Set exercise: Print the lines of the listing below verbatim from its first line through the line bearing "plt.rcParams['mathtext.default'] = 'regular'". Any pictures are to be omitted.

Recorded data:
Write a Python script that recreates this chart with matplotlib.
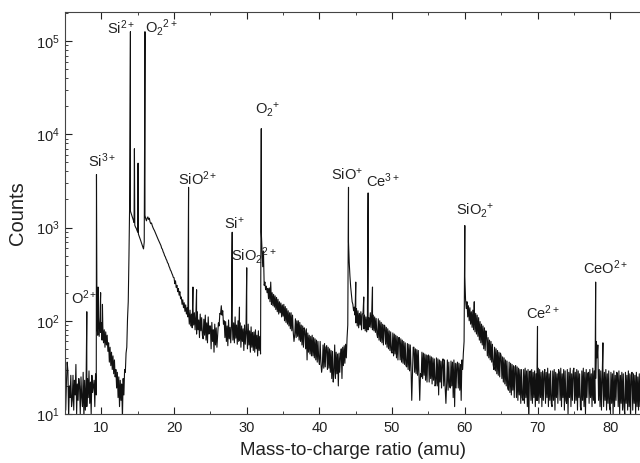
import matplotlib
matplotlib.use("Agg")
import matplotlib.pyplot as plt
from matplotlib.ticker import MultipleLocator, LogLocator, NullFormatter
import numpy as np

plt.rcParams['font.family'] = ['Liberation Sans', 'DejaVu Sans']
plt.rcParams['mathtext.fontset'] = 'custom'
plt.rcParams['mathtext.rm'] = 'Liberation Sans'
plt.rcParams['mathtext.it'] = 'Liberation Sans'
plt.rcParams['mathtext.default'] = 'regular'

# ----------------------------------------------------------------------------
# Background counts on a 0.1 amu grid.
# One row per amu: values at m.0, m.1, ... m.9
# ----------------------------------------------------------------------------
first_amu = 5
amu_step = 0.1
background_rows = [
    [24, 11, 22, 36, 29, 9, 20, 15, 26, 12],                  # 5
    [14, 26, 11, 23, 16, 34, 10, 21, 14, 24],                 # 6
    [20, 10, 25, 15, 12, 28, 9, 23, 11, 21],                  # 7
    [12, 24, 15, 29, 13, 22, 10, 26, 17, 20],                 # 8
    [23, 12, 27, 16, 95, 70, 110, 68, 100, 75],               # 9
    [95, 62, 88, 58, 80, 52, 76, 55, 70, 47],                 # 10
    [58, 36, 52, 33, 46, 30, 42, 27, 38, 25],                 # 11
    [30, 19, 28, 15, 25, 12, 23, 14, 21, 9],                  # 12
    [24, 16, 30, 28, 45, 52, 105, 160, 500, 2000],            # 13
    [1500, 1420, 1350, 1280, 1200, 1130, 1060, 1010, 980, 930],   # 14
    [890, 850, 810, 770, 730, 690, 650, 620, 590, 700],       # 15
    [1350, 1250, 1180, 1260, 1300, 1220, 1260, 1150, 1100, 1120],  # 16
    [1050, 1000, 960, 930, 890, 850, 820, 780, 750, 720],     # 17
    [690, 660, 640, 600, 585, 550, 530, 500, 485, 460],       # 18
    [445, 420, 410, 385, 370, 350, 340, 322, 310, 292],       # 19
    [290, 250, 268, 228, 240, 205, 222, 188, 205, 172],       # 20
    [180, 150, 168, 138, 156, 126, 148, 118, 138, 110],       # 21
    [125, 92, 130, 88, 118, 84, 138, 90, 122, 80],            # 22
    [112, 72, 125, 80, 102, 66, 118, 78, 108, 70],            # 23
    [64, 104, 70, 115, 62, 95, 58, 110, 72, 88],              # 24
    [88, 50, 96, 60, 80, 46, 92, 55, 84, 52],                 # 25
    [70, 95, 88, 120, 118, 145, 115, 128, 92, 100],           # 26
    [66, 98, 60, 88, 54, 102, 64, 85, 58, 92],                # 27
    [105, 62, 95, 58, 110, 65, 90, 56, 100, 60],              # 28
    [62, 95, 52, 88, 60, 82, 48, 90, 56, 80],                 # 29
    [84, 50, 92, 55, 78, 46, 86, 52, 75, 48],                 # 30
    [76, 46, 80, 50, 70, 42, 78, 48, 68, 44],                 # 31
    [900, 600, 380, 560, 240, 260, 215, 235, 200, 222],       # 32
    [172, 225, 160, 260, 150, 200, 145, 192, 140, 185],       # 33
    [132, 178, 125, 170, 118, 160, 122, 155, 110, 148],       # 34
    [112, 150, 100, 142, 96, 135, 92, 128, 88, 122],          # 35
    [82, 122, 78, 115, 75, 60, 70, 105, 66, 100],             # 36
    [68, 100, 62, 96, 60, 90, 55, 88, 52, 84],                # 37
    [78, 50, 82, 38, 74, 46, 70, 44, 68, 42],                 # 38
    [70, 42, 66, 40, 64, 38, 62, 36, 60, 39],                 # 39
    [34, 60, 36, 28, 33, 55, 31, 57, 32, 52],                 # 40
    [54, 30, 52, 31, 50, 28, 48, 24, 47, 22],                 # 41
    [28, 55, 24, 46, 27, 44, 20, 45, 28, 42],                 # 42
    [50, 24, 52, 33, 54, 35, 56, 40, 65, 90],                 # 43
    [700, 420, 300, 230, 190, 160, 150, 128, 140, 115],       # 44
    [95, 135, 88, 128, 84, 120, 90, 125, 80, 118],            # 45
    [120, 82, 115, 78, 110, 76, 112, 80, 108, 86],            # 46
    [122, 84, 118, 80, 115, 78, 110, 75, 106, 72],            # 47
    [66, 105, 62, 100, 60, 96, 58, 92, 55, 90],               # 48
    [88, 56, 85, 52, 82, 50, 78, 48, 76, 46],                 # 49
    [45, 74, 42, 72, 44, 70, 40, 68, 38, 66],                 # 50
    [66, 38, 64, 36, 62, 35, 60, 34, 58, 33],                 # 51
    [32, 57, 30, 56, 29, 55, 31, 14, 28, 52],                 # 52
    [52, 28, 50, 27, 49, 26, 48, 25, 14, 27],                 # 53
    [25, 46, 24, 45, 26, 44, 23, 43, 22, 42],                 # 54
    [43, 22, 42, 24, 41, 21, 40, 23, 39, 20],                 # 55
    [21, 40, 20, 39, 16, 38, 22, 37, 19, 36],                 # 56
    [39, 20, 38, 19, 13, 21, 38, 18, 36, 20],                 # 57
    [19, 37, 20, 36, 15, 38, 12, 35, 19, 34],                 # 58
    [36, 19, 35, 18, 34, 14, 38, 30, 45, 60],                 # 59
    [300, 170, 135, 160, 110, 145, 100, 138, 92, 125],        # 60
    [85, 130, 80, 145, 76, 120, 72, 115, 68, 108],            # 61
    [62, 98, 58, 92, 55, 88, 50, 84, 48, 78],                 # 62
    [70, 42, 66, 40, 62, 38, 60, 36, 56, 34],                 # 63
    [30, 52, 29, 50, 27, 48, 26, 46, 25, 45],                 # 64
    [42, 24, 41, 22, 40, 21, 38, 20, 37, 19],                 # 65
    [18, 36, 17, 35, 16, 34, 18, 33, 15, 32],                 # 66
    [33, 15, 32, 14, 31, 16, 30, 13, 30, 15],                 # 67
    [14, 30, 13, 31, 15, 29, 12, 30, 8, 28],                  # 68
    [29, 14, 30, 13, 28, 15, 29, 12, 27, 14],                 # 69
    [14, 31, 13, 30, 15, 28, 12, 29, 14, 27],                 # 70
    [30, 13, 28, 15, 31, 12, 27, 14, 29, 13],                 # 71
    [12, 29, 14, 30, 11, 28, 15, 27, 13, 30],                 # 72
    [28, 14, 31, 12, 27, 15, 30, 11, 29, 14],                 # 73
    [13, 30, 10, 28, 15, 31, 12, 27, 14, 29],                 # 74
    [31, 13, 28, 14, 30, 11, 29, 15, 27, 12],                 # 75
    [11, 29, 14, 31, 12, 28, 10, 30, 15, 27],                 # 76
    [28, 13, 30, 15, 27, 12, 31, 14, 29, 13],                 # 77
    [24, 60, 40, 55, 14, 30, 12, 29, 11, 27],                 # 78
    [30, 12, 28, 14, 30, 11, 27, 13, 29, 12],                 # 79
    [11, 28, 13, 27, 10, 29, 12, 26, 14, 28],                 # 80
    [27, 12, 29, 10, 26, 13, 28, 11, 27, 12],                 # 81
    [10, 28, 13, 26, 11, 29, 12, 27, 9, 26],                  # 82
    [28, 11, 27, 13, 26, 10, 28, 12, 25, 11],                 # 83
    [27, 12, 26],                                             # 84
]

# Narrow peaks and spikes: mass (amu) and top counts
peak_mass = [8.0, 9.33, 9.55, 9.9, 10.15, 14.0, 14.55, 15.05, 16.0,
             22.0, 22.6, 23.1, 28.0, 29.0, 30.0, 32.0,
             44.0, 45.0, 46.1, 46.7, 47.3, 60.0, 61.3, 70.0, 78.0, 79.0]
peak_counts = [125, 3700, 230, 200, 150, 126000, 7000, 4900, 126000,
               2700, 230, 215, 890, 140, 370, 11500,
               2700, 260, 180, 2350, 230, 1050, 160, 87, 260, 58]

# Peak labels: text, mass, counts (label centre)
label_text = [r'O$^{2+}$', r'Si$^{3+}$', r'Si$^{2+}$', r'O$_2$$^{2+}$', r'SiO$^{2+}$',
              r'Si$^{+}$', r'SiO$_2$$^{2+}$', r'O$_2$$^{+}$', r'SiO$^{+}$', r'Ce$^{3+}$',
              r'SiO$_2$$^{+}$', r'Ce$^{2+}$', r'CeO$^{2+}$']
label_mass = [7.6, 10.1, 12.7, 18.2, 23.2, 28.25, 31.0, 32.9, 43.8, 48.7,
              61.4, 70.75, 79.4]
label_counts = [175, 5250, 1.4e5, 1.4e5, 3300, 1100, 500, 18200, 3700, 3200,
                1500, 122, 370]

# ----------------------------------------------------------------------------
# Build the spectrum
# ----------------------------------------------------------------------------
bg_counts = [v for row in background_rows for v in row]
bg_mass = [round(first_amu + amu_step * i, 2) for i in range(len(bg_counts))]

# peaks first so that at equal mass the peak comes before the background point
all_mass = np.array(peak_mass + bg_mass, dtype=float)
all_counts = np.array(peak_counts + bg_counts, dtype=float)
order = np.argsort(all_mass, kind='stable')
mass = all_mass[order]
counts = all_counts[order]

fig = plt.figure(figsize=(6.4, 4.63), dpi=100)
ax = fig.add_axes([65 / 640, 49 / 463, 575 / 640, 402 / 463])

ax.plot(mass, counts, color='#111111', linewidth=0.8)

ax.set_yscale('log')
ax.set_xlim(5, 84.1)
ax.set_ylim(10, 2.05e5)

ax.xaxis.set_major_locator(MultipleLocator(10))
ax.xaxis.set_minor_locator(MultipleLocator(5))
ax.yaxis.set_major_locator(LogLocator(base=10, numticks=10))
ax.yaxis.set_minor_locator(LogLocator(base=10, subs=np.arange(2, 10), numticks=20))
ax.yaxis.set_minor_formatter(NullFormatter())

ax.tick_params(axis='x', which='both', direction='in', top=True, bottom=True,
               labelsize=10.5, pad=5, colors='#222222')
ax.tick_params(axis='y', which='both', direction='in', left=True, right=False,
               labelsize=10.5, pad=4, colors='#222222')
ax.tick_params(which='major', length=5, width=0.8)
ax.tick_params(which='minor', length=2.5, width=0.6)

for side in ['left', 'top', 'bottom']:
    ax.spines[side].set_color('#444444')
    ax.spines[side].set_linewidth(0.8)
ax.spines['right'].set_visible(False)

ax.set_xlabel('Mass-to-charge ratio (amu)', fontsize=13.5, color='#222222', labelpad=5)
ax.set_ylabel('Counts', fontsize=14.5, color='#222222', labelpad=6)

for txt, m, c in zip(label_text, label_mass, label_counts):
    ax.text(m, c, txt, ha='center', va='center', fontsize=10.5, color='#222222')

fig.savefig('out.png', dpi=100)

Reply:
Write a Python script that recreates this chart with matplotlib.
import matplotlib
matplotlib.use("Agg")
import matplotlib.pyplot as plt
from matplotlib.ticker import MultipleLocator, LogLocator, NullFormatter
import numpy as np

plt.rcParams['font.family'] = ['Liberation Sans', 'DejaVu Sans']
plt.rcParams['mathtext.fontset'] = 'custom'
plt.rcParams['mathtext.rm'] = 'Liberation Sans'
plt.rcParams['mathtext.it'] = 'Liberation Sans'
plt.rcParams['mathtext.default'] = 'regular'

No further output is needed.